# Written problem:
Leave out every picture, then output exactly the lines between the ones holding "Give me the matplotlib source for this chart." and "ax2 = fig.add_axes([0.5855, 0.1575, 0.3554, 0.7825])", inclusive, and nothing beyond them.

:::

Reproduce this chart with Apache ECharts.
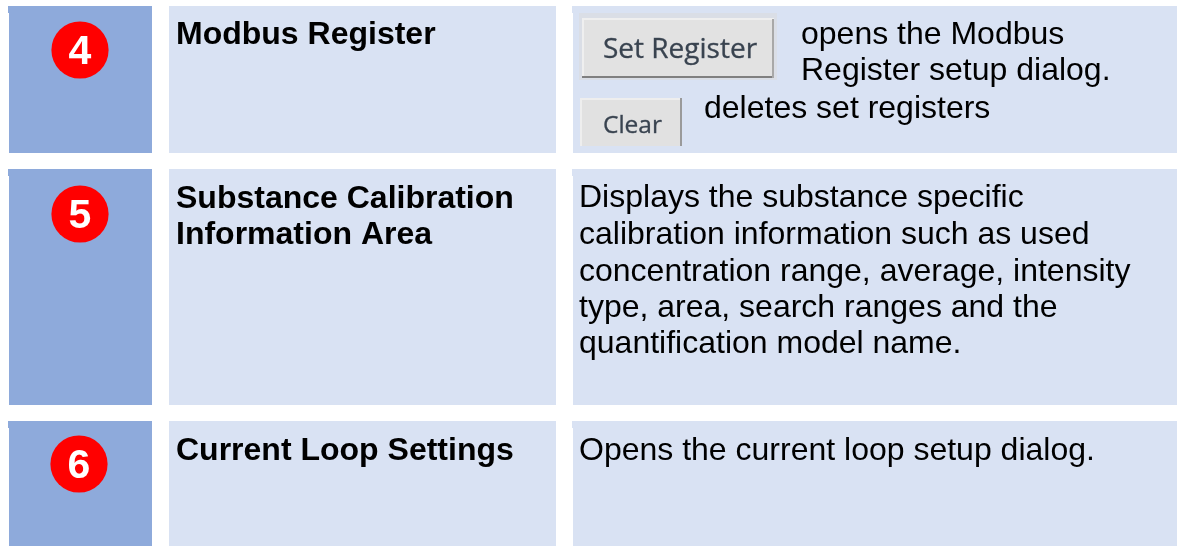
<!DOCTYPE html>
<html><head><meta charset="utf-8">
<style>html,body{margin:0;padding:0;background:#fff}#c{width:1177px;height:546px}</style>
<script src="https://cdn.jsdelivr.net/npm/echarts@6/dist/echarts.min.js"></script>
</head><body><div id="c"></div>
<script>
const rowNumbers = ['4', '5', '6'];
const rowTitles = [
  ['Modbus Register'],
  ['Substance Calibration', 'Information Area'],
  ['Current Loop Settings']
];
const rowTexts = [
  [],
  ['Displays the substance specific', 'calibration information such as used', 'concentration range, average, intensity', 'type, area, search ranges and the', 'quantification model name.'],
  ['Opens the current loop setup dialog.']
];
const modbusTexts = ['opens the Modbus', 'Register setup dialog.', 'deletes set registers'];
const buttonLabels = ['Set Register', 'Clear'];

const rowTop = [6, 169, 421], rowBottom = [153, 405, 546];
const circleCenter = [[80, 50], [80, 214], [79, 464]];
const FONT = '"Liberation Sans", Arial, sans-serif';
const chart = echarts.init(document.getElementById('c'), null, {renderer: 'canvas'});
const g = [];
const rect = (x, y, w, h, fill, z) => g.push({type: 'rect', z: z || 1, silent: true, shape: {x, y, width: w, height: h}, style: {fill}});
// y is the vertical centre of the text line
const text = (x, y, t, size, weight, color, family, extra) => g.push({type: 'text', x, y, z: 5, silent: true,
  style: Object.assign({text: t, font: `${weight} ${size}px ${family || FONT}`, fill: color || '#000', verticalAlign: 'middle', align: 'left'}, extra || {})});

const titleY = [[35], [199, 235], [451]];
const bodyY = [[], [198, 235, 272, 308, 344], [451]];
rowNumbers.forEach((n, i) => {
  const t = rowTop[i], b = rowBottom[i];
  rect(9, t, 143, b - t, '#8eaadb');
  rect(8, t, 1, 7, '#8eaadb');
  rect(169, t, 387, b - t, '#d9e2f3');
  rect(573, t, 604, b - t, '#d9e2f3');
  rect(572, t, 1, 7, '#d9e2f3');
  g.push({type: 'circle', shape: {cx: circleCenter[i][0], cy: circleCenter[i][1], r: 28.6}, style: {fill: '#ff0000'}, z: 3, silent: true});
  g.push({type: 'text', x: circleCenter[i][0], y: circleCenter[i][1] + 3, z: 5, silent: true,
    style: {text: n, font: `bold 41px ${FONT}`, fill: '#fff', align: 'center', verticalAlign: 'middle'}});
  rowTitles[i].forEach((s, k) => text(176, titleY[i][k], s, 32, 'bold'));
  rowTexts[i].forEach((s, k) => text(579, bodyY[i][k], s, 32, 'normal'));
});
// Modbus register cell: pictured buttons and captions
rect(579, 13, 198, 67, '#dadee6', 2);
rect(582, 18, 192, 60, '#e2e2e2', 3);
rect(582, 18, 192, 2, '#efefef', 3);
rect(582, 18, 2, 60, '#efefef', 3);
rect(582, 76, 192, 2, '#808080', 3);
rect(772, 19, 2, 59, '#a8a8a8', 3);
rect(580, 98, 102, 48, '#e1e1e1', 2);
rect(580, 98, 100, 2, '#eeeeee', 3);
rect(580, 98, 2, 48, '#eeeeee', 3);
rect(680, 98, 2, 48, '#9a9a9a', 3);
const blur = {stroke: '#5b6675', lineWidth: 0.4};
text(603, 50, buttonLabels[0], 28, 'normal', '#39434f', '"Open Sans", sans-serif', blur);
text(603, 126, buttonLabels[1], 24.5, 'normal', '#39434f', '"Open Sans", sans-serif', blur);
text(801, 35, modbusTexts[0], 32, 'normal');
text(801, 71, modbusTexts[1], 32, 'normal');
text(704, 109, modbusTexts[2], 32, 'normal');

chart.setOption({animation: false, backgroundColor: '#fff', graphic: {elements: g}});
</script></body></html>
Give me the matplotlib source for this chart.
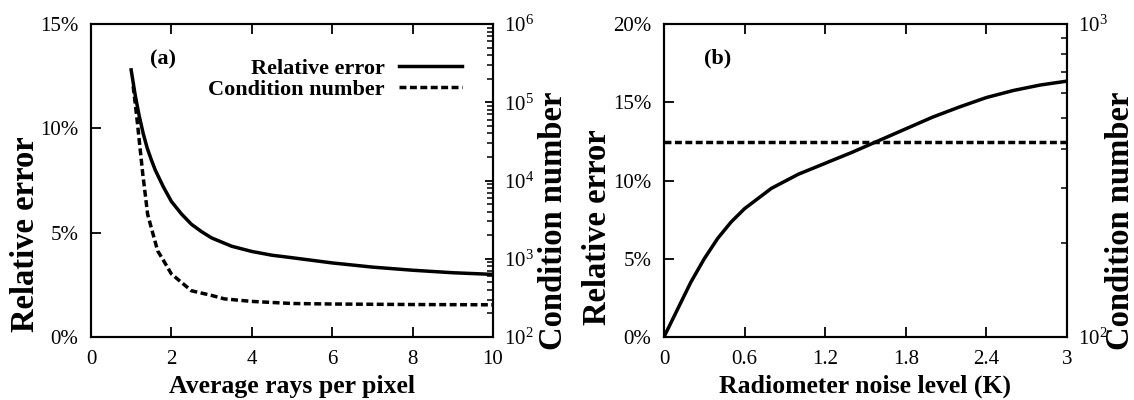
import numpy as np
import matplotlib.pyplot as plt
from matplotlib.ticker import FuncFormatter, NullFormatter

# --- data ---
rays = [1.0, 1.1, 1.2, 1.3, 1.4, 1.5, 1.6, 1.8, 2.0, 2.25, 2.5, 2.75, 3.0,
        3.5, 4.0, 4.5, 5.0, 6.0, 7.0, 8.0, 9.0, 10.0]
rays_err = [12.8, 11.6, 10.6, 9.75, 9.05, 8.5, 8.0, 7.2, 6.5, 5.9, 5.4, 5.05,
            4.75, 4.35, 4.1, 3.92, 3.8, 3.55, 3.35, 3.2, 3.08, 3.0]

rays_c = [1.05, 1.1, 1.16, 1.2, 1.29, 1.35, 1.41, 1.5, 1.66, 1.8, 2.0, 2.25,
          2.5, 3.0, 3.32, 4.0, 5.0, 6.0, 7.0, 8.0, 10.0]
rays_cond = [1.6e5, 9.8e4, 5.2e4, 3.3e4, 1.2e4, 6.7e3, 3.7e3, 2.5e3, 1.26e3,
             960, 640, 500, 390, 340, 307, 285, 268, 264, 262, 260, 258]

noise = [0.0, 0.1, 0.2, 0.3, 0.4, 0.5, 0.6, 0.8, 1.0, 1.2, 1.4, 1.6, 1.8,
         2.0, 2.2, 2.4, 2.6, 2.8, 3.0]
noise_err = [0.0, 1.75, 3.5, 5.0, 6.3, 7.35, 8.2, 9.5, 10.4, 11.1, 11.8, 12.55,
             13.3, 14.05, 14.7, 15.3, 15.75, 16.1, 16.35]

noise_c = [0.0, 3.0]
noise_cond = [420, 420]

# --- style ---
plt.rcParams['font.family'] = ['Liberation Serif', 'DejaVu Serif']
plt.rcParams['mathtext.fontset'] = 'custom'
plt.rcParams['mathtext.rm'] = 'Liberation Serif'
plt.rcParams['axes.linewidth'] = 1.5

fig = plt.figure(figsize=(11.34, 4), dpi=100)
ax1 = fig.add_axes([0.0802, 0.1575, 0.3545, 0.7825])
ax2 = fig.add_axes([0.5855, 0.1575, 0.3554, 0.7825])

pct = FuncFormatter(lambda v, p: '%d%%' % v)
lw = 2.5
ylab = dict(fontsize=23.5, fontweight='bold', va='center', ha='center')
xlab = dict(fontsize=18.5, fontweight='bold', va='center', ha='center')


def setup(ax, xmax, xticks, ymax, yticks, cmin, cmax):
    ax.set_xlim(0, xmax)
    ax.set_ylim(0, ymax)
    ax.set_xticks(xticks)
    ax.set_yticks(yticks)
    ax.yaxis.set_major_formatter(pct)
    ax.tick_params(direction='in', length=7, width=1.3, labelsize=15, pad=9,
                   top=True, right=False)
    tw = ax.twinx()
    tw.set_yscale('log')
    tw.set_ylim(cmin, cmax)
    tw.yaxis.set_minor_formatter(NullFormatter())
    tw.tick_params(which='major', direction='in', length=6, width=1.3,
                   labelsize=15, pad=8)
    tw.tick_params(which='minor', direction='in', length=4, width=1.1)
    return tw


# --- panel (a) ---
tw1 = setup(ax1, 10, [0, 2, 4, 6, 8, 10], 15, [0, 5, 10, 15], 1e2, 1e6)
l1, = ax1.plot(rays, rays_err, 'k-', lw=lw, label='Relative error')
l2, = tw1.plot(rays_c, rays_cond, 'k--', lw=lw, dashes=(2, 1),
               label='Condition number')
ax1.text(1.8, 13.3, '(a)', fontsize=16, fontweight='bold',
         ha='center', va='center')
ax1.legend([l1, l2], ['Relative error', 'Condition number'],
           loc='upper right', bbox_to_anchor=(0.922, 0.89), frameon=False,
           markerfirst=False, handlelength=2.8, handletextpad=0.65,
           labelspacing=0.0, borderpad=0, borderaxespad=0,
           prop={'weight': 'bold', 'size': 16})
ax1.set_xlabel('Average rays per pixel', **xlab)
ax1.set_ylabel('Relative error', **ylab)
tw1.set_ylabel('Condition number', **ylab)
ax1.xaxis.set_label_coords(0.5, -0.157)
ax1.yaxis.set_label_coords(-0.162, 0.33)
tw1.yaxis.set_label_coords(1.15, 0.37)

# --- panel (b) ---
tw2 = setup(ax2, 3, [0, 0.6, 1.2, 1.8, 2.4, 3], 20, [0, 5, 10, 15, 20],
            1e2, 1e3)
ax2.xaxis.set_major_formatter(FuncFormatter(lambda v, p: '%g' % v))
ax2.plot(noise, noise_err, 'k-', lw=lw)
tw2.plot(noise_c, noise_cond, 'k--', lw=lw, dashes=(2, 1))
ax2.text(0.4, 17.8, '(b)', fontsize=16, fontweight='bold',
         ha='center', va='center')
ax2.set_xlabel('Radiometer noise level (K)', **xlab)
ax2.set_ylabel('Relative error', **ylab)
tw2.set_ylabel('Condition number', **ylab)
ax2.xaxis.set_label_coords(0.5, -0.157)
ax2.yaxis.set_label_coords(-0.166, 0.35)
tw2.yaxis.set_label_coords(1.133, 0.37)

plt.savefig('out.png', dpi=100)
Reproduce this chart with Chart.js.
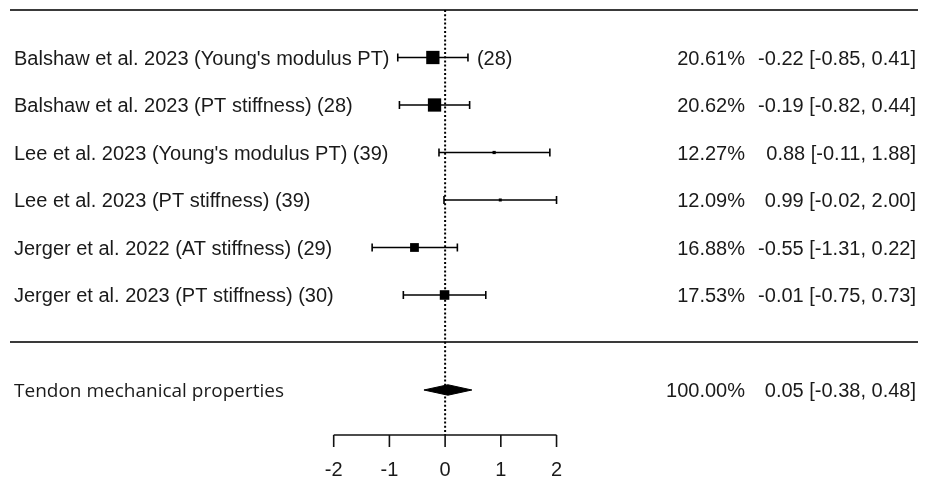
<!DOCTYPE html>
<html>
<head>
<meta charset="utf-8">
<script src="https://cdn.jsdelivr.net/npm/chart.js@4.4.1/dist/chart.umd.min.js"></script>
<style>
  html, body { margin: 0; padding: 0; background: #ffffff; }
  #wrap { width: 927px; height: 480px; position: relative; }
</style>
</head>
<body>
<div id="wrap"><canvas id="c"></canvas></div>
<script>
// ---- data ----
const studies = [
  "Balshaw et al. 2023 (Young's modulus PT)",
  "Balshaw et al. 2023 (PT stiffness)",
  "Lee et al. 2023 (Young's modulus PT)",
  "Lee et al. 2023 (PT stiffness)",
  "Jerger et al. 2022 (AT stiffness)",
  "Jerger et al. 2023 (PT stiffness)"
];
const sampleSizes = [28, 28, 39, 39, 29, 30];
const estimates = [-0.22, -0.19, 0.88, 0.99, -0.55, -0.01];
const lowerCI   = [-0.85, -0.82, -0.11, -0.02, -1.31, -0.75];
const upperCI   = [0.41, 0.44, 1.88, 2.00, 0.22, 0.73];
const weights   = [20.61, 20.62, 12.27, 12.09, 16.88, 17.53];

const summaryLabel = "Tendon mechanical properties";
const summaryEstimate = 0.05;
const summaryLower = -0.38;
const summaryUpper = 0.48;
const summaryWeight = 100.00;

const xTicks = [-2, -1, 0, 1, 2];

// ---- layout / style constants ----
const ROW_TOP = 0;          // top rule row position
const SEP_ROW = 7;          // separator row position
const SUM_ROW = 8;          // summary row position
const AXIS_ROW = 8.95;      // axis line row position
const DIAMOND_HALF = 0.11;  // diamond half-height in row units
const MIN_BOX = 3, MAX_BOX = 13.3;
const TEXT_COLOR = '#1a1a1a';
const ARIAL = '"Liberation Sans", Arial, sans-serif';

const wMin = Math.min(...weights), wMax = Math.max(...weights);
const boxSides = weights.map(w => MIN_BOX + (w - wMin) / (wMax - wMin) * (MAX_BOX - MIN_BOX));

const fmt2 = v => v.toFixed(2);
const ciText = (e, l, u) => fmt2(e) + ' [' + fmt2(l) + ', ' + fmt2(u) + ']';

const datasets = [];
// reference line at 0
datasets.push({
  type: 'line',
  data: [{x: 0, y: ROW_TOP}, {x: 0, y: AXIS_ROW}],
  borderColor: '#000', borderWidth: 2, borderDash: [2, 2.2],
  pointRadius: 0, fill: false
});
// confidence intervals with caps
studies.forEach((s, i) => {
  datasets.push({
    type: 'line',
    data: [{x: lowerCI[i], y: i + 1}, {x: upperCI[i], y: i + 1}],
    borderColor: '#000', borderWidth: 1.6,
    pointStyle: 'line', rotation: 90, pointRadius: 4,
    pointBorderColor: '#000', pointBorderWidth: 1.6,
    fill: false
  });
});
// point estimates (boxes)
datasets.push({
  type: 'scatter',
  data: estimates.map((e, i) => ({x: e, y: i + 1})),
  pointStyle: 'rect',
  pointRadius: boxSides.map(s => s / (2 * Math.SQRT1_2)),
  backgroundColor: '#000', borderColor: '#000', borderWidth: 0
});
// summary diamond
datasets.push({
  type: 'line',
  data: [
    {x: summaryLower, y: SUM_ROW},
    {x: summaryEstimate, y: SUM_ROW - DIAMOND_HALF},
    {x: summaryUpper, y: SUM_ROW},
    {x: summaryEstimate, y: SUM_ROW + DIAMOND_HALF},
    {x: summaryLower, y: SUM_ROW}
  ],
  borderColor: '#000', borderWidth: 1, backgroundColor: '#000',
  fill: 'shape', pointRadius: 0, tension: 0
});

const decor = {
  id: 'decor',
  beforeDatasetsDraw(chart) {
    const ctx = chart.ctx;
    const xs = chart.scales.x, ys = chart.scales.y;
    ctx.save();
    ctx.strokeStyle = '#3a3a3a';
    ctx.lineWidth = 2;
    [ROW_TOP, SEP_ROW].forEach(r => {
      const y = Math.round(ys.getPixelForValue(r));
      ctx.beginPath(); ctx.moveTo(10, y); ctx.lineTo(918, y); ctx.stroke();
    });
    // x axis
    const ya = Math.round(ys.getPixelForValue(AXIS_ROW));
    ctx.strokeStyle = '#111';
    ctx.lineWidth = 1.6;
    ctx.beginPath();
    ctx.moveTo(xs.getPixelForValue(xTicks[0]), ya);
    ctx.lineTo(xs.getPixelForValue(xTicks[xTicks.length - 1]), ya);
    ctx.stroke();
    ctx.fillStyle = TEXT_COLOR;
    ctx.font = '20px ' + ARIAL;
    ctx.textAlign = 'center';
    ctx.textBaseline = 'alphabetic';
    xTicks.forEach(t => {
      const px = xs.getPixelForValue(t);
      ctx.beginPath(); ctx.moveTo(px, ya); ctx.lineTo(px, ya + 12); ctx.stroke();
      ctx.fillText(String(t), px, ya + 41);
    });
    ctx.restore();
  },
  afterDatasetsDraw(chart) {
    const ctx = chart.ctx;
    const xs = chart.scales.x, ys = chart.scales.y;
    ctx.save();
    ctx.fillStyle = TEXT_COLOR;
    const fs = 20;
    ctx.font = fs + 'px ' + ARIAL;
    ctx.textBaseline = 'alphabetic';
    studies.forEach((s, i) => {
      const yb = ys.getPixelForValue(i + 1) + 0.358 * fs;
      const nTxt = '(' + sampleSizes[i] + ')';
      const full = s + ' ' + nTxt;
      const loPx = xs.getPixelForValue(lowerCI[i]);
      ctx.textAlign = 'left';
      if (14 + ctx.measureText(full).width > loPx - 4) {
        ctx.fillText(s, 14, yb);
        ctx.fillText(nTxt, xs.getPixelForValue(upperCI[i]) + 9, yb);
      } else {
        ctx.fillText(full, 14, yb);
      }
      ctx.textAlign = 'right';
      ctx.fillText(weights[i].toFixed(2) + '%', 745, yb);
      ctx.fillText(ciText(estimates[i], lowerCI[i], upperCI[i]), 916, yb);
    });
    const ys2 = ys.getPixelForValue(SUM_ROW) + 0.358 * fs;
    ctx.textAlign = 'right';
    ctx.fillText(summaryWeight.toFixed(2) + '%', 745, ys2);
    ctx.fillText(ciText(summaryEstimate, summaryLower, summaryUpper), 916, ys2);
    ctx.textAlign = 'left';
    ctx.font = '19px "Open Sans", "Noto Sans", sans-serif';
    ctx.fillText(summaryLabel, 14, ys.getPixelForValue(SUM_ROW) + 0.36 * 19);
    ctx.restore();
  }
};

new Chart(document.getElementById('c'), {
  type: 'scatter',
  data: { datasets },
  options: {
    responsive: true,
    maintainAspectRatio: false,
    animation: false,
    layout: { padding: 0, autoPadding: false },
    plugins: { legend: { display: false }, tooltip: { enabled: false } },
    scales: {
      x: { type: 'linear', min: -7.99, max: 8.65, display: false },
      y: { type: 'linear', min: -0.2105, max: 9.895, reverse: true, display: false }
    }
  },
  plugins: [decor]
});
</script>
</body>
</html>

:::

# Written answer:
Give me the matplotlib source for this chart.
import numpy as np
import matplotlib.pyplot as plt
from matplotlib.ticker import FuncFormatter, NullFormatter

# --- data ---
rays = [1.0, 1.1, 1.2, 1.3, 1.4, 1.5, 1.6, 1.8, 2.0, 2.25, 2.5, 2.75, 3.0,
        3.5, 4.0, 4.5, 5.0, 6.0, 7.0, 8.0, 9.0, 10.0]
rays_err = [12.8, 11.6, 10.6, 9.75, 9.05, 8.5, 8.0, 7.2, 6.5, 5.9, 5.4, 5.05,
            4.75, 4.35, 4.1, 3.92, 3.8, 3.55, 3.35, 3.2, 3.08, 3.0]

rays_c = [1.05, 1.1, 1.16, 1.2, 1.29, 1.35, 1.41, 1.5, 1.66, 1.8, 2.0, 2.25,
          2.5, 3.0, 3.32, 4.0, 5.0, 6.0, 7.0, 8.0, 10.0]
rays_cond = [1.6e5, 9.8e4, 5.2e4, 3.3e4, 1.2e4, 6.7e3, 3.7e3, 2.5e3, 1.26e3,
             960, 640, 500, 390, 340, 307, 285, 268, 264, 262, 260, 258]

noise = [0.0, 0.1, 0.2, 0.3, 0.4, 0.5, 0.6, 0.8, 1.0, 1.2, 1.4, 1.6, 1.8,
         2.0, 2.2, 2.4, 2.6, 2.8, 3.0]
noise_err = [0.0, 1.75, 3.5, 5.0, 6.3, 7.35, 8.2, 9.5, 10.4, 11.1, 11.8, 12.55,
             13.3, 14.05, 14.7, 15.3, 15.75, 16.1, 16.35]

noise_c = [0.0, 3.0]
noise_cond = [420, 420]

# --- style ---
plt.rcParams['font.family'] = ['Liberation Serif', 'DejaVu Serif']
plt.rcParams['mathtext.fontset'] = 'custom'
plt.rcParams['mathtext.rm'] = 'Liberation Serif'
plt.rcParams['axes.linewidth'] = 1.5

fig = plt.figure(figsize=(11.34, 4), dpi=100)
ax1 = fig.add_axes([0.0802, 0.1575, 0.3545, 0.7825])
ax2 = fig.add_axes([0.5855, 0.1575, 0.3554, 0.7825])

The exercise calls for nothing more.